— start —

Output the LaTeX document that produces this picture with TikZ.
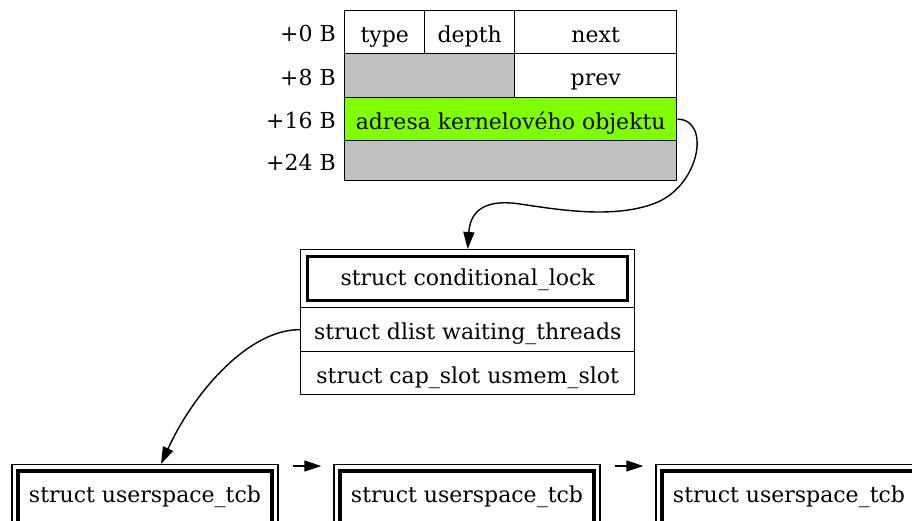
\documentclass[tikz,border=0pt]{standalone}
\usepackage{fontspec}
\setmainfont{DejaVu Serif}
\usetikzlibrary{arrows.meta}
\newcommand\cellfont{\fontsize{22}{26}\selectfont}
\definecolor{padgray}{HTML}{C0C0C0}
\definecolor{ptrgreen}{HTML}{7FFF00}
\tikzset{
	cell/.style={draw, line width=1.4pt, anchor=north west, inner sep=0pt,
		text height=20pt, text depth=0pt, font=\cellfont},
	pad/.style={cell, fill=padgray},
	offs/.style={anchor=east, inner sep=0pt, text height=20pt, text depth=0pt, font=\cellfont},
	hdr/.style={draw, line width=3.5pt, inner sep=0pt, text height=14pt, text depth=0pt, font=\cellfont},
	ptr/.style={-{Triangle[length=17pt, width=11pt]}, line width=1.4pt}
}
\begin{document}
\begin{tikzpicture}[x=1pt, y=-1pt]
	\clip (0,0) rectangle (912,520);
	% offsets
	\foreach \y/\t in {31.5/0, 75/8, 118.5/16, 160/24}
		\node[offs] (off\t) at (336,\y) {+\t{} B};
	% kernel object header
	\node[cell, minimum width=80, minimum height=43] (type) at (344,10) {type};
	\node[cell, minimum width=90, minimum height=43] (depth) at (424,10) {depth};
	\node[cell, minimum width=162, minimum height=43] (next) at (514,10) {next};
	\node[pad, minimum width=170, minimum height=44] (pad1) at (344,53) {};
	\node[cell, minimum width=162, minimum height=44] (prev) at (514,53) {prev};
	\node[cell, fill=ptrgreen, minimum width=332, minimum height=43] (addr) at (344,97) {adresa kernelového objektu};
	\node[pad, minimum width=332, minimum height=40] (pad2) at (344,140) {};

	% conditional lock
	\node[cell, minimum width=334, minimum height=58] (lockbox) at (300,249) {};
	\node[hdr, minimum width=320, minimum height=44] (lock) at (lockbox.center) {struct conditional\_lock};
	\node[cell, minimum width=334, minimum height=44] (waiting) at (300,307) {struct dlist waiting\_threads};
	\node[cell, minimum width=334, minimum height=43] (usmem) at (300,351) {struct cap\_slot usmem\_slot};

	% threads
	\foreach \x [count=\n] in {145,467,789} {
		\node[cell, anchor=north, minimum width=266, minimum height=64] (tcbo\n) at (\x,464) {};
		\node[hdr, text height=13pt, text depth=3pt, minimum width=254, minimum height=52] (tcb\n) at (\x,497) {struct userspace\_tcb};
	}
	\foreach \a/\b in {1/2, 2/3}
		\draw[ptr] ([shift={(14pt,-2pt)}]tcbo\a.north east) -- ([shift={(-12pt,-2pt)}]tcbo\b.north west);

	\draw[ptr] (addr.east) .. controls (712,119) and (700,190) .. (650,205)
		.. controls (610,218) and (560,210) .. (520,204)
		.. controls (480,198) and (470,215) .. (lockbox.north);
	\draw[ptr] (waiting.west) .. controls (250,329) and (195,390) .. ([xshift=16pt]tcbo1.north);
\end{tikzpicture}
\end{document}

— end —

- _What is required_: Pictures are to be left out; repeat all the remaining data exactly.

- _Solution for this problem_:
Output the LaTeX document that produces this picture with TikZ.
\documentclass[tikz,border=0pt]{standalone}
\usepackage{fontspec}
\setmainfont{DejaVu Serif}
\usetikzlibrary{arrows.meta}
\newcommand\cellfont{\fontsize{22}{26}\selectfont}
\definecolor{padgray}{HTML}{C0C0C0}
\definecolor{ptrgreen}{HTML}{7FFF00}
\tikzset{
	cell/.style={draw, line width=1.4pt, anchor=north west, inner sep=0pt,
		text height=20pt, text depth=0pt, font=\cellfont},
	pad/.style={cell, fill=padgray},
	offs/.style={anchor=east, inner sep=0pt, text height=20pt, text depth=0pt, font=\cellfont},
	hdr/.style={draw, line width=3.5pt, inner sep=0pt, text height=14pt, text depth=0pt, font=\cellfont},
	ptr/.style={-{Triangle[length=17pt, width=11pt]}, line width=1.4pt}
}
\begin{document}
\begin{tikzpicture}[x=1pt, y=-1pt]
	\clip (0,0) rectangle (912,520);
	% offsets
	\foreach \y/\t in {31.5/0, 75/8, 118.5/16, 160/24}
		\node[offs] (off\t) at (336,\y) {+\t{} B};
	% kernel object header
	\node[cell, minimum width=80, minimum height=43] (type) at (344,10) {type};
	\node[cell, minimum width=90, minimum height=43] (depth) at (424,10) {depth};
	\node[cell, minimum width=162, minimum height=43] (next) at (514,10) {next};
	\node[pad, minimum width=170, minimum height=44] (pad1) at (344,53) {};
	\node[cell, minimum width=162, minimum height=44] (prev) at (514,53) {prev};
	\node[cell, fill=ptrgreen, minimum width=332, minimum height=43] (addr) at (344,97) {adresa kernelového objektu};
	\node[pad, minimum width=332, minimum height=40] (pad2) at (344,140) {};

	% conditional lock
	\node[cell, minimum width=334, minimum height=58] (lockbox) at (300,249) {};
	\node[hdr, minimum width=320, minimum height=44] (lock) at (lockbox.center) {struct conditional\_lock};
	\node[cell, minimum width=334, minimum height=44] (waiting) at (300,307) {struct dlist waiting\_threads};
	\node[cell, minimum width=334, minimum height=43] (usmem) at (300,351) {struct cap\_slot usmem\_slot};

	% threads
	\foreach \x [count=\n] in {145,467,789} {
		\node[cell, anchor=north, minimum width=266, minimum height=64] (tcbo\n) at (\x,464) {};
		\node[hdr, text height=13pt, text depth=3pt, minimum width=254, minimum height=52] (tcb\n) at (\x,497) {struct userspace\_tcb};
	}
	\foreach \a/\b in {1/2, 2/3}
		\draw[ptr] ([shift={(14pt,-2pt)}]tcbo\a.north east) -- ([shift={(-12pt,-2pt)}]tcbo\b.north west);

	\draw[ptr] (addr.east) .. controls (712,119) and (700,190) .. (650,205)
		.. controls (610,218) and (560,210) .. (520,204)
		.. controls (480,198) and (470,215) .. (lockbox.north);
	\draw[ptr] (waiting.west) .. controls (250,329) and (195,390) .. ([xshift=16pt]tcbo1.north);
\end{tikzpicture}
\end{document}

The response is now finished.